Regardless of its justification, it is clear that the benefits of the stepped-up basis rule inure disproportionately to the top 10 percent, who own nearly 70 percent of the nation’s wealth, including 88 percent of equities and mutual fund shares, according to the Federal Reserve. The stepped-up basis rule thus constitutes a cloaked mechanism to help perpetuate wealth inequality, insulating the well-heeled from income tax exposure upon the disposition of assets they inherit.

Congress has made one attempt to rectify this ill-conceived and illogical subsidy to the wealthy. In 1976, it replaced the stepped-up basis rule with a carryover basis rule, under which inherited assets would have the same tax basis that the decedent had (in the prior example, the recipient of the Google stock would retain its original $100 cost basis). But the financial and banking industries mounted an intense lobbying effort, claiming, among other things, that it would be too difficult to determine the tax basis of coin and stamp collections which then, as now, made up a trivial portion of transmitted wealth.

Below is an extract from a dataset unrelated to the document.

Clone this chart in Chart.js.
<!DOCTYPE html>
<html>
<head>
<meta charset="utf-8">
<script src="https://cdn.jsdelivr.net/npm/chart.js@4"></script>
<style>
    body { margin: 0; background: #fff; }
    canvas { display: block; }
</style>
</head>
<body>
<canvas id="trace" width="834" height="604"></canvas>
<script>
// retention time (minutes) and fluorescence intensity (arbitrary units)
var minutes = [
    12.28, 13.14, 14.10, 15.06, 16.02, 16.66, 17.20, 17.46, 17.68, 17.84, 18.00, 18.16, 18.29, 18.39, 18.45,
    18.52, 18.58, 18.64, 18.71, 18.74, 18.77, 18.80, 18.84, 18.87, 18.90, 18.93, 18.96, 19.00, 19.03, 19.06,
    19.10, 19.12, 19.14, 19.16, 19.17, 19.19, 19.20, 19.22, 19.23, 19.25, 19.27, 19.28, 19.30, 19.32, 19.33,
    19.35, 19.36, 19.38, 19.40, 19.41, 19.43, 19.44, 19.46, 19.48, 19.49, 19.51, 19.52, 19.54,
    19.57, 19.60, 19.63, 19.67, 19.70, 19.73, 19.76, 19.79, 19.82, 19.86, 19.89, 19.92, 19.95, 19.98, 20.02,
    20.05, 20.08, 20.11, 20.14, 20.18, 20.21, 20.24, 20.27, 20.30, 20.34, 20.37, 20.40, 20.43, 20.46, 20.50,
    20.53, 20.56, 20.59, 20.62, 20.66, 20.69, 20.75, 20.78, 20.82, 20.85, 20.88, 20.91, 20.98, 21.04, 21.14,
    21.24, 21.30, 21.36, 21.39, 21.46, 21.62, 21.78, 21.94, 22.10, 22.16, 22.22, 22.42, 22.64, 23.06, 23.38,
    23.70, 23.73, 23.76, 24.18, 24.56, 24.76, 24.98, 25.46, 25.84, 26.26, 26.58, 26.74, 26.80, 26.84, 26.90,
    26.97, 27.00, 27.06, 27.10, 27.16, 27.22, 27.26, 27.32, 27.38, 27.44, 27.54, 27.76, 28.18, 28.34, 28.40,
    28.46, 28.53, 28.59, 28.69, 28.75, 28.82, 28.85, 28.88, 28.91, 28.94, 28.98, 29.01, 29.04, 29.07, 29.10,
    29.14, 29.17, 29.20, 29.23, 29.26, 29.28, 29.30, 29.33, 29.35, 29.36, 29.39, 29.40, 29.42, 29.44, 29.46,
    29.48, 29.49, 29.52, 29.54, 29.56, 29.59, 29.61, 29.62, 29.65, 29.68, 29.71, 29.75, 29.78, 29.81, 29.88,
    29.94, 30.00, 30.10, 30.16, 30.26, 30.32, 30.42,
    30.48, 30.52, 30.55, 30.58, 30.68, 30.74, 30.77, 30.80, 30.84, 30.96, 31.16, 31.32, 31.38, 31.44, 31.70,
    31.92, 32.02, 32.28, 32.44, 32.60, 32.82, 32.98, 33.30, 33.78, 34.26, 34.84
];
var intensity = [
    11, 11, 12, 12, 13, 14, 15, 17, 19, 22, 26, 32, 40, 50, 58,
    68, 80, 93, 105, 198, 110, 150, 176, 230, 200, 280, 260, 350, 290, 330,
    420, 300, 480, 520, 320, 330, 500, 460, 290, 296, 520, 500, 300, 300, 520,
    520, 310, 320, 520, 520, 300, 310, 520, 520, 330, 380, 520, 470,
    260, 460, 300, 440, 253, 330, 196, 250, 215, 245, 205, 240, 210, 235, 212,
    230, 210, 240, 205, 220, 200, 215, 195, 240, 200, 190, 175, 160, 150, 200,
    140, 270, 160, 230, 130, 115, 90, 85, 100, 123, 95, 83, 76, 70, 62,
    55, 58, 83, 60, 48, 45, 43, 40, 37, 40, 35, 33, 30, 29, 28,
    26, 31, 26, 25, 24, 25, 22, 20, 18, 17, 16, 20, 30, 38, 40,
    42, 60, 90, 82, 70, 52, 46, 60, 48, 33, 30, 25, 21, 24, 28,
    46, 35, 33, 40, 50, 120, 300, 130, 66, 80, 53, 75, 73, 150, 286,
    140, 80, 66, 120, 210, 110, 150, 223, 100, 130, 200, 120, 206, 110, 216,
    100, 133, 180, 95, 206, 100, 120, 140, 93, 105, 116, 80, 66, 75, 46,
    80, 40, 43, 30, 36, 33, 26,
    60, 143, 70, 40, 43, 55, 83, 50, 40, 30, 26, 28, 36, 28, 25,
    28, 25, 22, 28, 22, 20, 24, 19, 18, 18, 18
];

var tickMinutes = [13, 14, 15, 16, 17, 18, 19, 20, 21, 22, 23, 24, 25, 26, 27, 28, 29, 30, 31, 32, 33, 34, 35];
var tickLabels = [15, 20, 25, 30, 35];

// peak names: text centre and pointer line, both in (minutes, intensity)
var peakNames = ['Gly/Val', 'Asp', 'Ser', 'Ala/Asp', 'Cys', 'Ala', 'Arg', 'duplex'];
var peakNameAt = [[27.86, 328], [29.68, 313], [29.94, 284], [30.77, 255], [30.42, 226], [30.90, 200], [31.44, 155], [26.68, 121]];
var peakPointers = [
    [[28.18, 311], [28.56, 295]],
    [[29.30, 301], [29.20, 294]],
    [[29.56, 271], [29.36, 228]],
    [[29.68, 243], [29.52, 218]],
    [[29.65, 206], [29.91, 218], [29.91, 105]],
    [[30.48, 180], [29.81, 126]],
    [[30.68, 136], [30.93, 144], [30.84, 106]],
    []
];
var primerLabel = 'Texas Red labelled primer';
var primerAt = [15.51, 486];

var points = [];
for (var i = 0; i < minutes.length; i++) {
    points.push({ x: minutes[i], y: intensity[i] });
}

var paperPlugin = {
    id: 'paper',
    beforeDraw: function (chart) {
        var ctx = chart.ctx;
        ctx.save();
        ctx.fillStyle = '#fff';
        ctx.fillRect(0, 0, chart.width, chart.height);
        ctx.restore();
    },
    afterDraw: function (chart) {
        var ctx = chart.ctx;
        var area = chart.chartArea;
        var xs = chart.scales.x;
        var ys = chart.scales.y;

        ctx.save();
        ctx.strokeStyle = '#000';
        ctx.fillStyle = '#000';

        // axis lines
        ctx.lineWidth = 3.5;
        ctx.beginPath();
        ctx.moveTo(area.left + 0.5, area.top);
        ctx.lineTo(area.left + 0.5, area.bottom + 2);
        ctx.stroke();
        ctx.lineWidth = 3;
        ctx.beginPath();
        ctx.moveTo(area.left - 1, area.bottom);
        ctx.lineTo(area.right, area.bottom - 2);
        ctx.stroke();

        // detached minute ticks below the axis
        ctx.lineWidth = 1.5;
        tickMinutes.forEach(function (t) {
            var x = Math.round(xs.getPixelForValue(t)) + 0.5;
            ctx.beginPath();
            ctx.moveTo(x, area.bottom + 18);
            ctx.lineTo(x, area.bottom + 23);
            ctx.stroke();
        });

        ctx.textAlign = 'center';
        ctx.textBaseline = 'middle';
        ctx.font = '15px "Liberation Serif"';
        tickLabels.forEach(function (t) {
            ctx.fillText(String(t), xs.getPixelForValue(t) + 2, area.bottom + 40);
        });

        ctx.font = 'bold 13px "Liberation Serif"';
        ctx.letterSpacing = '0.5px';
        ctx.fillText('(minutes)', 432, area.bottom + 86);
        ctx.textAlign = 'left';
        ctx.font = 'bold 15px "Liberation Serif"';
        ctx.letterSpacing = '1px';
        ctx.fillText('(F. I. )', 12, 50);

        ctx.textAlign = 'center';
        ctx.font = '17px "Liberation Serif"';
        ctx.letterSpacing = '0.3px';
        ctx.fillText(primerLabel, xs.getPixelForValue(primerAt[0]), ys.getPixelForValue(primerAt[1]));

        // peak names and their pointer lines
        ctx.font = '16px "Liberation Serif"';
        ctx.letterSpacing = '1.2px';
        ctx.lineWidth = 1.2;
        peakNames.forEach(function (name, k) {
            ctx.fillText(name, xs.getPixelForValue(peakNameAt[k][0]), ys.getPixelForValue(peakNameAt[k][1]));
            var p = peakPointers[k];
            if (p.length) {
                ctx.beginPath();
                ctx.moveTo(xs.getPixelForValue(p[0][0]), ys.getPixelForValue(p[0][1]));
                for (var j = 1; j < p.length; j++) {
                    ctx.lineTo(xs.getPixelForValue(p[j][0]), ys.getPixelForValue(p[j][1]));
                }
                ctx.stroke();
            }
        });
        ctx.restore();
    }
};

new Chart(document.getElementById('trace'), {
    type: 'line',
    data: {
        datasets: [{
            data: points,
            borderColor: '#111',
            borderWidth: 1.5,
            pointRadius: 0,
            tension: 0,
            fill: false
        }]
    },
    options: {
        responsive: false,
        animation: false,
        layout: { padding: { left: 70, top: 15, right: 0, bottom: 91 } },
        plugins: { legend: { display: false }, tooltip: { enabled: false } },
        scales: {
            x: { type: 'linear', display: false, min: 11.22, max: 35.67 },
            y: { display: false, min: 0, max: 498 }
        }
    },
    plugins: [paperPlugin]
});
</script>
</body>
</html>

But the lobbyists prevailed, and Congress suspended the carryover tax basis rule in 1978 and retroactively repealed it in 1980.

Much has changed in the four decades since that legislative foray. Digital records and databases have made record keeping and bookkeeping far easier, greatly facilitating proper tax basis identification. Since 2011, brokerage and investment firms have been required to track the tax basis of all the marketable securities held by their clients.

Congress should capitalize upon this information improvement, and immediately replace the stepped-up basis rule with a carryover basis rule. Doing so would neither solve the nation’s burgeoning deficit crisis nor eradicate the widening inequity gulf. But it would be a step in the right direction to provide a welcome source of funding for infrastructure projects and access to higher education, establish a more balanced and equitable tax system, and eliminate one of the tax code’s most perverse rules.

Richard Schmalbeck is the Simpson Thacher Bartlett Professor of Law at Duke University. Jay Soled is a professor of business and director of the Master of Taxation Program at Rutgers University. Both the authors have testified before Congress on various tax policy issues facing the nation.